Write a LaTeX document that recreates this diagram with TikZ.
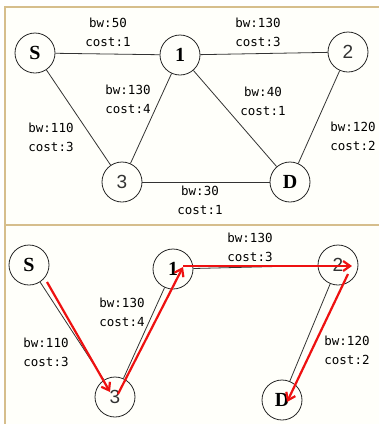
\documentclass[tikz,border=0pt]{standalone}
\usepackage{fontspec}
\usetikzlibrary{arrows.meta}
\newfontfamily\edgefont{DejaVu Sans Mono}
\newfontfamily\boldvertex{Liberation Serif}
\newfontfamily\plainvertex{Liberation Sans}
\definecolor{frametan}{HTML}{D6BE8C}
\definecolor{panelbg}{HTML}{FFFFFA}
\definecolor{pathred}{HTML}{EE1111}
\tikzset{
    vertex/.style={shape=circle, draw=black!85, line width=0.8pt, minimum size=40pt, inner sep=0pt},
    named/.style={vertex, font=\boldvertex\bfseries\fontsize{20}{20}\selectfont},
    numbered/.style={vertex, font=\plainvertex\fontsize{19}{19}\selectfont, text=black!80},
    cost/.style={font=\edgefont\fontsize{12.5}{19}\selectfont, align=center, inner sep=0pt, text=black},
    link/.style={draw=black!80, line width=0.8pt},
    hop/.style={pathred, line width=2.2pt, -{Straight Barb[length=7pt,width=10pt]}},
}
\begin{document}
\begin{tikzpicture}[x=1pt, y=-1pt]
    \useasboundingbox (0,0) rectangle (379,424);
    % panels
    \fill[panelbg] (5,7) rectangle (379,424);
    \draw[frametan, line width=1.6pt] (379,7) -- (5,7) -- (5,424);
    \draw[frametan, line width=1.6pt] (5,225) -- (379,225);

    % upper panel: the full network
    \node[name=s, named] at (35,53) {S};
    \node[name=n1, named] at (180,55) {1};
    \node[name=n2, numbered] at (348,52) {2};
    \node[name=n3, numbered] at (122,182) {3};
    \node[name=d, named] at (290,182) {D};
    \draw[link] (s) -- (n1);
    \draw[link] (n1) -- (n2);
    \draw[link] (s) -- (n3);
    \draw[link] (n1) -- (n3);
    \draw[link] (n1) -- (d);
    \draw[link] (n2) -- (d);
    \draw[link] (n3) -- (d);
    \node[name=c-s1, cost] at (108,32) {bw:50\\cost:1};
    \node[name=c-12, cost] at (258,32) {bw:130\\cost:3};
    \node[name=c-13, cost] at (128,99) {bw:130\\cost:4};
    \node[name=c-1d, cost] at (263,101) {bw:40\\cost:1};
    \node[name=c-s3, cost] at (51,137) {bw:110\\cost:3};
    \node[name=c-2d, cost] at (353,136) {bw:120\\cost:2};
    \node[name=c-3d, cost] at (200,200) {bw:30\\cost:1};

    % lower panel: the chosen path
    \node[name=ps, named] at (29,265) {S};
    \node[name=p1, named] at (173,269) {1};
    \node[name=p2, numbered] at (338,265) {2};
    \node[name=p3, numbered] at (115,397) {3};
    \node[name=pd, named] at (282,400) {D};
    \draw[link] (ps) -- (p3);
    \draw[link] (p3) -- (p1);
    \draw[link] (p1) -- (p2);
    \draw[link] (p2) -- (pd);
    \node[name=h-12, cost] at (250,247) {bw:130\\cost:3};
    \node[name=h-31, cost] at (122,312) {bw:130\\cost:4};
    \node[name=h-s3, cost] at (46,352) {bw:110\\cost:3};
    \node[name=h-2d, cost] at (347,350) {bw:120\\cost:2};
    \draw[hop] ([shift={(18,17)}]ps.center) -- ([shift={(-5,-5)}]p3.center);
    \draw[hop] ([shift={(3,-3)}]p3.center) -- ([shift={(10,-2)}]p1.center);
    \draw[hop] ([shift={(10,-3)}]p1.center) -- ([shift={(14,1)}]p2.center);
    \draw[hop] ([shift={(10,9)}]p2.center) -- ([shift={(5,2)}]pd.center);
\end{tikzpicture}
\end{document}
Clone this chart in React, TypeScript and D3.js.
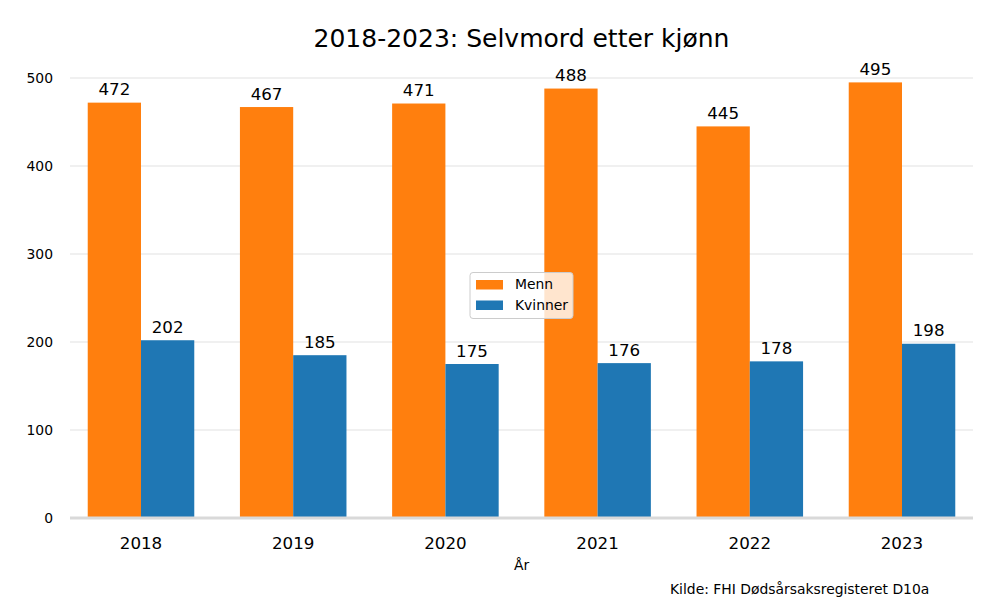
import React from "react";
import * as d3 from "d3";

const years = ["2018", "2019", "2020", "2021", "2022", "2023"];
const menn = [472, 467, 471, 488, 445, 495];
const kvinner = [202, 185, 175, 176, 178, 198];
const yTicks = [0, 100, 200, 300, 400, 500];
const seriesNames = ["Menn", "Kvinner"];
const colors = ["#ff7f0e", "#1f77b4"];

export default function App() {
  const W = 1000, H = 600;
  const left = 70, right = 973, top = 78, bottom = 518;
  const x = d3.scaleLinear().domain([-0.4665, years.length - 1 + 0.4665]).range([left, right]);
  const y = d3.scaleLinear().domain([0, 500]).range([bottom, top]);
  const bw = 0.35;
  const bwPx = x(bw) - x(0);
  const font = "DejaVu Sans, sans-serif";
  const series = [menn, kvinner];
  return (
    <svg width={W} height={H} style={{ position: "absolute", left: 0, top: 0, fontFamily: font }}>
      <rect width={W} height={H} fill="#fff" />
      <text x={(left + right) / 2} y={46.5} textAnchor="middle" fontSize={25}>2018-2023: Selvmord etter kjønn</text>
      {yTicks.map((t) => (
        <g key={t}>
          {t !== 0 && <line x1={left} x2={right} y1={y(t)} y2={y(t)} stroke="#ebebeb" strokeWidth={1.5} />}
          <text x={53} y={y(t) + 5} textAnchor="end" fontSize={13.9}>{t}</text>
        </g>
      ))}
      {series.map((vals, si) =>
        vals.map((v, i) => {
          const x0 = si === 0 ? x(i) - bwPx : x(i);
          return (
            <g key={`${si}-${i}`}>
              <rect x={x0} y={y(v)} width={bwPx} height={y(0) - y(v)} fill={colors[si]} />
              <text x={x0 + bwPx / 2} y={y(v) - 7.5} textAnchor="middle" fontSize={16.7}>{v}</text>
            </g>
          );
        })
      )}
      <line x1={left} x2={right} y1={bottom} y2={bottom} stroke="#d9d9d9" strokeWidth={3} />
      {years.map((yr, i) => (
        <text key={yr} x={x(i)} y={549} textAnchor="middle" fontSize={16.7}>{yr}</text>
      ))}
      <text x={(left + right) / 2} y={570} textAnchor="middle" fontSize={13.9}>År</text>
      <text x={670} y={594} fontSize={13.9}>Kilde: FHI Dødsårsaksregisteret D10a</text>
      <g>
        <rect x={470} y={272.5} width={103} height={46} rx={3} fill="#fff" fillOpacity={0.8} stroke="#cccccc" strokeWidth={1} />
        {seriesNames.map((n, i) => (
          <g key={n}>
            <rect x={476} y={280 + i * 20.5} width={27} height={9.5} fill={colors[i]} />
            <text x={515} y={289 + i * 20.5} fontSize={13.9}>{n}</text>
          </g>
        ))}
      </g>
    </svg>
  );
}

*Your goal*
Reproduce the data above word for word from its first line through the line that holds "(5,225) -- (379,225);", both ends included; skip pictures.

*Written solution*
Write a LaTeX document that recreates this diagram with TikZ.
\documentclass[tikz,border=0pt]{standalone}
\usepackage{fontspec}
\usetikzlibrary{arrows.meta}
\newfontfamily\edgefont{DejaVu Sans Mono}
\newfontfamily\boldvertex{Liberation Serif}
\newfontfamily\plainvertex{Liberation Sans}
\definecolor{frametan}{HTML}{D6BE8C}
\definecolor{panelbg}{HTML}{FFFFFA}
\definecolor{pathred}{HTML}{EE1111}
\tikzset{
    vertex/.style={shape=circle, draw=black!85, line width=0.8pt, minimum size=40pt, inner sep=0pt},
    named/.style={vertex, font=\boldvertex\bfseries\fontsize{20}{20}\selectfont},
    numbered/.style={vertex, font=\plainvertex\fontsize{19}{19}\selectfont, text=black!80},
    cost/.style={font=\edgefont\fontsize{12.5}{19}\selectfont, align=center, inner sep=0pt, text=black},
    link/.style={draw=black!80, line width=0.8pt},
    hop/.style={pathred, line width=2.2pt, -{Straight Barb[length=7pt,width=10pt]}},
}
\begin{document}
\begin{tikzpicture}[x=1pt, y=-1pt]
    \useasboundingbox (0,0) rectangle (379,424);
    % panels
    \fill[panelbg] (5,7) rectangle (379,424);
    \draw[frametan, line width=1.6pt] (379,7) -- (5,7) -- (5,424);
    \draw[frametan, line width=1.6pt] (5,225) -- (379,225);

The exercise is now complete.